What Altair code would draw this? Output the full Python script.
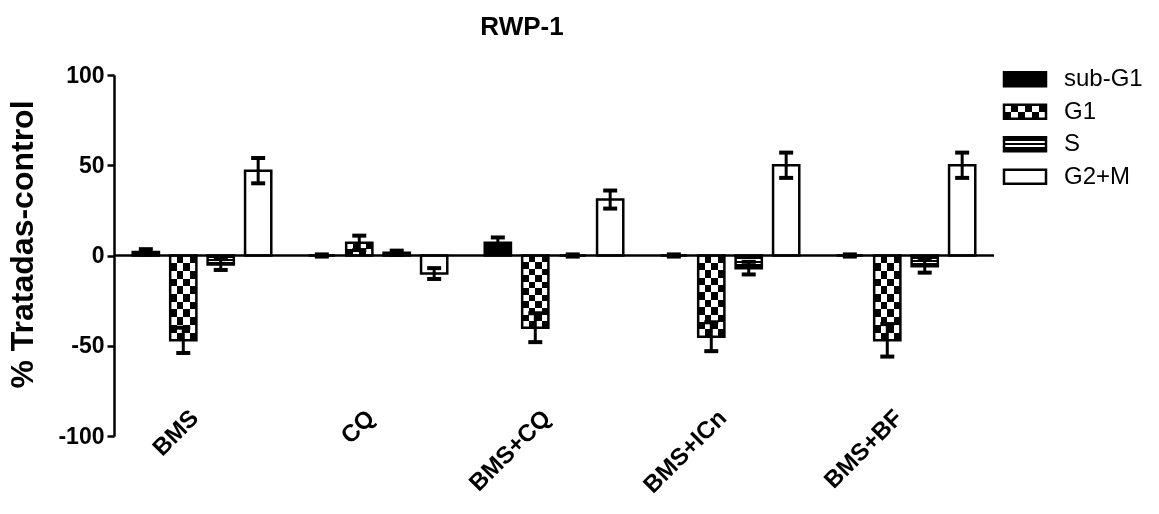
import altair as alt
import pandas as pd

groups = ["BMS", "CQ", "BMS+CQ", "BMS+ICn", "BMS+BF"]
series = ["sub-G1", "G1", "S", "G2+M"]

sub_g1 = [2, 0, 7, 0, 0]
sub_g1_err = [1.5, 0.6, 3, 0.6, 0.6]
g1 = [-47, 7, -40, -45, -47]
g1_err = [7, 4, 8, 8, 9]
s_vals = [-5, 1.5, 0, -7, -6]
s_err = [3, 1.2, 0.6, 3.5, 3.5]
g2m = [47, -10, 31, 50, 50]
g2m_err = [7, 3, 5, 7, 7]

rows = []
for name, vals, errs in [("sub-G1", sub_g1, sub_g1_err), ("G1", g1, g1_err),
                         ("S", s_vals, s_err), ("G2+M", g2m, g2m_err)]:
    for g, v, e in zip(groups, vals, errs):
        rows.append({"group": g, "series": name, "value": v, "err": e})
df = pd.DataFrame(rows)
legend_df = pd.DataFrame({"series": series})

FONT = "Liberation Sans"
SW = 2.5


def stripes(n, horizontal, c1="black", c2="white"):
    stops = []
    for i in range(n):
        c = c1 if i % 2 == 0 else c2
        stops.append({"offset": i / n, "color": c})
        stops.append({"offset": (i + 1) / n, "color": c})
    return {"gradient": "linear", "stops": stops,
            "x1": 0, "y1": 0, "x2": 1 if horizontal else 0, "y2": 0 if horizontal else 1}


def s_fill():
    pts = [(0, "black"), (0.3, "black"), (0.3, "white"), (0.42, "white"), (0.42, "black"),
           (0.58, "black"), (0.58, "white"), (0.7, "white"), (0.7, "black"), (1, "black")]
    return {"gradient": "linear", "stops": [{"offset": o, "color": c} for o, c in pts],
            "x1": 0, "y1": 0, "x2": 0, "y2": 1}


x_enc = alt.X("group:N", sort=groups, scale=alt.Scale(paddingInner=0, paddingOuter=0),
              axis=alt.Axis(title=None, labelAngle=-45, labelAlign="right", labelBaseline="middle",
                            domain=False, ticks=False, labelFont=FONT, labelFontSize=24,
                            labelFontWeight="bold", labelColor="black", labelPadding=0,
                            labelOffset=-7, offset=-22))
xo_enc = alt.XOffset("series:N", sort=series,
                     scale=alt.Scale(domain=series, paddingInner=0.3, paddingOuter=0.5))
y_enc = alt.Y("value:Q", scale=alt.Scale(domain=[-100, 100], nice=False),
              axis=alt.Axis(values=[-100, -50, 0, 50, 100], grid=False, domainColor="black",
                            domainWidth=SW, tickColor="black", tickWidth=SW, tickSize=7,
                            labelFont=FONT, labelFontSize=23, labelFontWeight="bold",
                            labelColor="black", labelPadding=3, labelExpr="'' + datum.value",
                            title="% Tratadas-control", titleFont=FONT, titleFontSize=32,
                            titleFontWeight="bold", titleColor="black", titleAngle=270,
                            titleX=-92, titleY=169, titleAlign="center", titleBaseline="middle"))

base = alt.Chart(df).encode(x=x_enc, xOffset=xo_enc)

plain = base.transform_filter(
    "datum.series == 'sub-G1' || datum.series == 'G2+M'"
).mark_bar(stroke="black", strokeWidth=SW).encode(
    y=y_enc,
    fill=alt.condition(alt.datum.series == "sub-G1", alt.value("black"), alt.value("white")),
)

g1_neg = base.transform_filter("datum.series == 'G1' && datum.value < 0")
g1_pos = base.transform_filter("datum.series == 'G1' && datum.value >= 0")
g1_layers = [
    g1_neg.mark_bar(fill=stripes(4, True), strokeWidth=0).encode(y=y_enc),
    g1_neg.mark_bar(fill=stripes(11, False, "white", "black"), strokeWidth=0, blend="difference").encode(y=y_enc),
    g1_pos.mark_bar(fill=stripes(4, True), strokeWidth=0).encode(y=y_enc),
    g1_pos.mark_bar(fill=stripes(2, False, "white", "black"), strokeWidth=0, blend="difference").encode(y=y_enc),
    base.transform_filter("datum.series == 'G1'").mark_bar(fillOpacity=0, stroke="black", strokeWidth=SW).encode(y=y_enc),
]

s_bars = base.transform_filter("datum.series == 'S'").mark_bar(
    fill=s_fill(), stroke="black", strokeWidth=SW).encode(y=y_enc)

eb = base.transform_calculate(lo="datum.value - datum.err", hi="datum.value + datum.err")
err_rule = eb.mark_rule(color="black", strokeWidth=3, opacity=1).encode(
    y=alt.Y("lo:Q", scale=alt.Scale(domain=[-100, 100], nice=False)), y2="hi:Q")
cap_lo = eb.mark_tick(color="black", thickness=4, size=14, opacity=1).encode(y=alt.Y("lo:Q"))
cap_hi = eb.mark_tick(color="black", thickness=4, size=14, opacity=1).encode(y=alt.Y("hi:Q"))

zero = alt.Chart(pd.DataFrame({"z": [0]})).mark_rule(color="black", strokeWidth=SW).encode(y=alt.Y("z:Q"))

main = alt.layer(plain, *g1_layers, s_bars, zero, err_rule, cap_lo, cap_hi)

# legend
ly = alt.Y("series:N", sort=series, axis=None,
           scale=alt.Scale(domain=series, range=[-12, 118], paddingInner=0.567, paddingOuter=0.283))
lbase = alt.Chart(legend_df).encode(y=ly)
lx = dict(x=alt.value(890), x2=alt.value(932))
leg_layers = [
    lbase.transform_filter("datum.series == 'sub-G1' || datum.series == 'G2+M'").mark_rect(stroke="black", strokeWidth=SW).encode(
        fill=alt.condition(alt.datum.series == "sub-G1", alt.value("black"), alt.value("white")), **lx),
    lbase.transform_filter("datum.series == 'G1'").mark_rect(fill=stripes(6, True), strokeWidth=0).encode(**lx),
    lbase.transform_filter("datum.series == 'G1'").mark_rect(fill=stripes(2, False, "white", "black"), strokeWidth=0, blend="difference").encode(**lx),
    lbase.transform_filter("datum.series == 'G1'").mark_rect(fillOpacity=0, stroke="black", strokeWidth=SW).encode(**lx),
    lbase.transform_filter("datum.series == 'S'").mark_rect(fill=s_fill(), stroke="black", strokeWidth=SW).encode(**lx),
    lbase.mark_text(align="left", baseline="middle", font=FONT, fontSize=24, color="black").encode(
        x=alt.value(950), text="series:N"),
]
legend = alt.layer(*leg_layers)

chart = alt.layer(main, legend).resolve_scale(y="independent").properties(
    width=880, height=361,
    title=alt.TitleParams("RWP-1", font=FONT, fontSize=26, fontWeight="bold", color="black",
                          anchor="middle", dx=-32, offset=24),
    autosize=alt.AutoSizeParams(type="none"),
    padding={"left": 114, "top": 75, "right": 165, "bottom": 78},
).configure_view(stroke=None)

chart.save("out.html", embed_options={"renderer": "svg", "actions": False})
******
(Task objective):
Make an exact copy of the listing above. Do not include the pictures.

(The completed task):
What Altair code would draw this? Output the full Python script.
import altair as alt
import pandas as pd

groups = ["BMS", "CQ", "BMS+CQ", "BMS+ICn", "BMS+BF"]
series = ["sub-G1", "G1", "S", "G2+M"]

sub_g1 = [2, 0, 7, 0, 0]
sub_g1_err = [1.5, 0.6, 3, 0.6, 0.6]
g1 = [-47, 7, -40, -45, -47]
g1_err = [7, 4, 8, 8, 9]
s_vals = [-5, 1.5, 0, -7, -6]
s_err = [3, 1.2, 0.6, 3.5, 3.5]
g2m = [47, -10, 31, 50, 50]
g2m_err = [7, 3, 5, 7, 7]

rows = []
for name, vals, errs in [("sub-G1", sub_g1, sub_g1_err), ("G1", g1, g1_err),
                         ("S", s_vals, s_err), ("G2+M", g2m, g2m_err)]:
    for g, v, e in zip(groups, vals, errs):
        rows.append({"group": g, "series": name, "value": v, "err": e})
df = pd.DataFrame(rows)
legend_df = pd.DataFrame({"series": series})

FONT = "Liberation Sans"
SW = 2.5


def stripes(n, horizontal, c1="black", c2="white"):
    stops = []
    for i in range(n):
        c = c1 if i % 2 == 0 else c2
        stops.append({"offset": i / n, "color": c})
        stops.append({"offset": (i + 1) / n, "color": c})
    return {"gradient": "linear", "stops": stops,
            "x1": 0, "y1": 0, "x2": 1 if horizontal else 0, "y2": 0 if horizontal else 1}


def s_fill():
    pts = [(0, "black"), (0.3, "black"), (0.3, "white"), (0.42, "white"), (0.42, "black"),
           (0.58, "black"), (0.58, "white"), (0.7, "white"), (0.7, "black"), (1, "black")]
    return {"gradient": "linear", "stops": [{"offset": o, "color": c} for o, c in pts],
            "x1": 0, "y1": 0, "x2": 0, "y2": 1}


x_enc = alt.X("group:N", sort=groups, scale=alt.Scale(paddingInner=0, paddingOuter=0),
              axis=alt.Axis(title=None, labelAngle=-45, labelAlign="right", labelBaseline="middle",
                            domain=False, ticks=False, labelFont=FONT, labelFontSize=24,
                            labelFontWeight="bold", labelColor="black", labelPadding=0,
                            labelOffset=-7, offset=-22))
xo_enc = alt.XOffset("series:N", sort=series,
                     scale=alt.Scale(domain=series, paddingInner=0.3, paddingOuter=0.5))
y_enc = alt.Y("value:Q", scale=alt.Scale(domain=[-100, 100], nice=False),
              axis=alt.Axis(values=[-100, -50, 0, 50, 100], grid=False, domainColor="black",
                            domainWidth=SW, tickColor="black", tickWidth=SW, tickSize=7,
                            labelFont=FONT, labelFontSize=23, labelFontWeight="bold",
                            labelColor="black", labelPadding=3, labelExpr="'' + datum.value",
                            title="% Tratadas-control", titleFont=FONT, titleFontSize=32,
                            titleFontWeight="bold", titleColor="black", titleAngle=270,
                            titleX=-92, titleY=169, titleAlign="center", titleBaseline="middle"))

base = alt.Chart(df).encode(x=x_enc, xOffset=xo_enc)

plain = base.transform_filter(
    "datum.series == 'sub-G1' || datum.series == 'G2+M'"
).mark_bar(stroke="black", strokeWidth=SW).encode(
    y=y_enc,
    fill=alt.condition(alt.datum.series == "sub-G1", alt.value("black"), alt.value("white")),
)

g1_neg = base.transform_filter("datum.series == 'G1' && datum.value < 0")
g1_pos = base.transform_filter("datum.series == 'G1' && datum.value >= 0")
g1_layers = [
    g1_neg.mark_bar(fill=stripes(4, True), strokeWidth=0).encode(y=y_enc),
    g1_neg.mark_bar(fill=stripes(11, False, "white", "black"), strokeWidth=0, blend="difference").encode(y=y_enc),
    g1_pos.mark_bar(fill=stripes(4, True), strokeWidth=0).encode(y=y_enc),
    g1_pos.mark_bar(fill=stripes(2, False, "white", "black"), strokeWidth=0, blend="difference").encode(y=y_enc),
    base.transform_filter("datum.series == 'G1'").mark_bar(fillOpacity=0, stroke="black", strokeWidth=SW).encode(y=y_enc),
]

s_bars = base.transform_filter("datum.series == 'S'").mark_bar(
    fill=s_fill(), stroke="black", strokeWidth=SW).encode(y=y_enc)

eb = base.transform_calculate(lo="datum.value - datum.err", hi="datum.value + datum.err")
err_rule = eb.mark_rule(color="black", strokeWidth=3, opacity=1).encode(
    y=alt.Y("lo:Q", scale=alt.Scale(domain=[-100, 100], nice=False)), y2="hi:Q")
cap_lo = eb.mark_tick(color="black", thickness=4, size=14, opacity=1).encode(y=alt.Y("lo:Q"))
cap_hi = eb.mark_tick(color="black", thickness=4, size=14, opacity=1).encode(y=alt.Y("hi:Q"))

zero = alt.Chart(pd.DataFrame({"z": [0]})).mark_rule(color="black", strokeWidth=SW).encode(y=alt.Y("z:Q"))

main = alt.layer(plain, *g1_layers, s_bars, zero, err_rule, cap_lo, cap_hi)

# legend
ly = alt.Y("series:N", sort=series, axis=None,
           scale=alt.Scale(domain=series, range=[-12, 118], paddingInner=0.567, paddingOuter=0.283))
lbase = alt.Chart(legend_df).encode(y=ly)
lx = dict(x=alt.value(890), x2=alt.value(932))
leg_layers = [
    lbase.transform_filter("datum.series == 'sub-G1' || datum.series == 'G2+M'").mark_rect(stroke="black", strokeWidth=SW).encode(
        fill=alt.condition(alt.datum.series == "sub-G1", alt.value("black"), alt.value("white")), **lx),
    lbase.transform_filter("datum.series == 'G1'").mark_rect(fill=stripes(6, True), strokeWidth=0).encode(**lx),
    lbase.transform_filter("datum.series == 'G1'").mark_rect(fill=stripes(2, False, "white", "black"), strokeWidth=0, blend="difference").encode(**lx),
    lbase.transform_filter("datum.series == 'G1'").mark_rect(fillOpacity=0, stroke="black", strokeWidth=SW).encode(**lx),
    lbase.transform_filter("datum.series == 'S'").mark_rect(fill=s_fill(), stroke="black", strokeWidth=SW).encode(**lx),
    lbase.mark_text(align="left", baseline="middle", font=FONT, fontSize=24, color="black").encode(
        x=alt.value(950), text="series:N"),
]
legend = alt.layer(*leg_layers)

chart = alt.layer(main, legend).resolve_scale(y="independent").properties(
    width=880, height=361,
    title=alt.TitleParams("RWP-1", font=FONT, fontSize=26, fontWeight="bold", color="black",
                          anchor="middle", dx=-32, offset=24),
    autosize=alt.AutoSizeParams(type="none"),
    padding={"left": 114, "top": 75, "right": 165, "bottom": 78},
).configure_view(stroke=None)

chart.save("out.html", embed_options={"renderer": "svg", "actions": False})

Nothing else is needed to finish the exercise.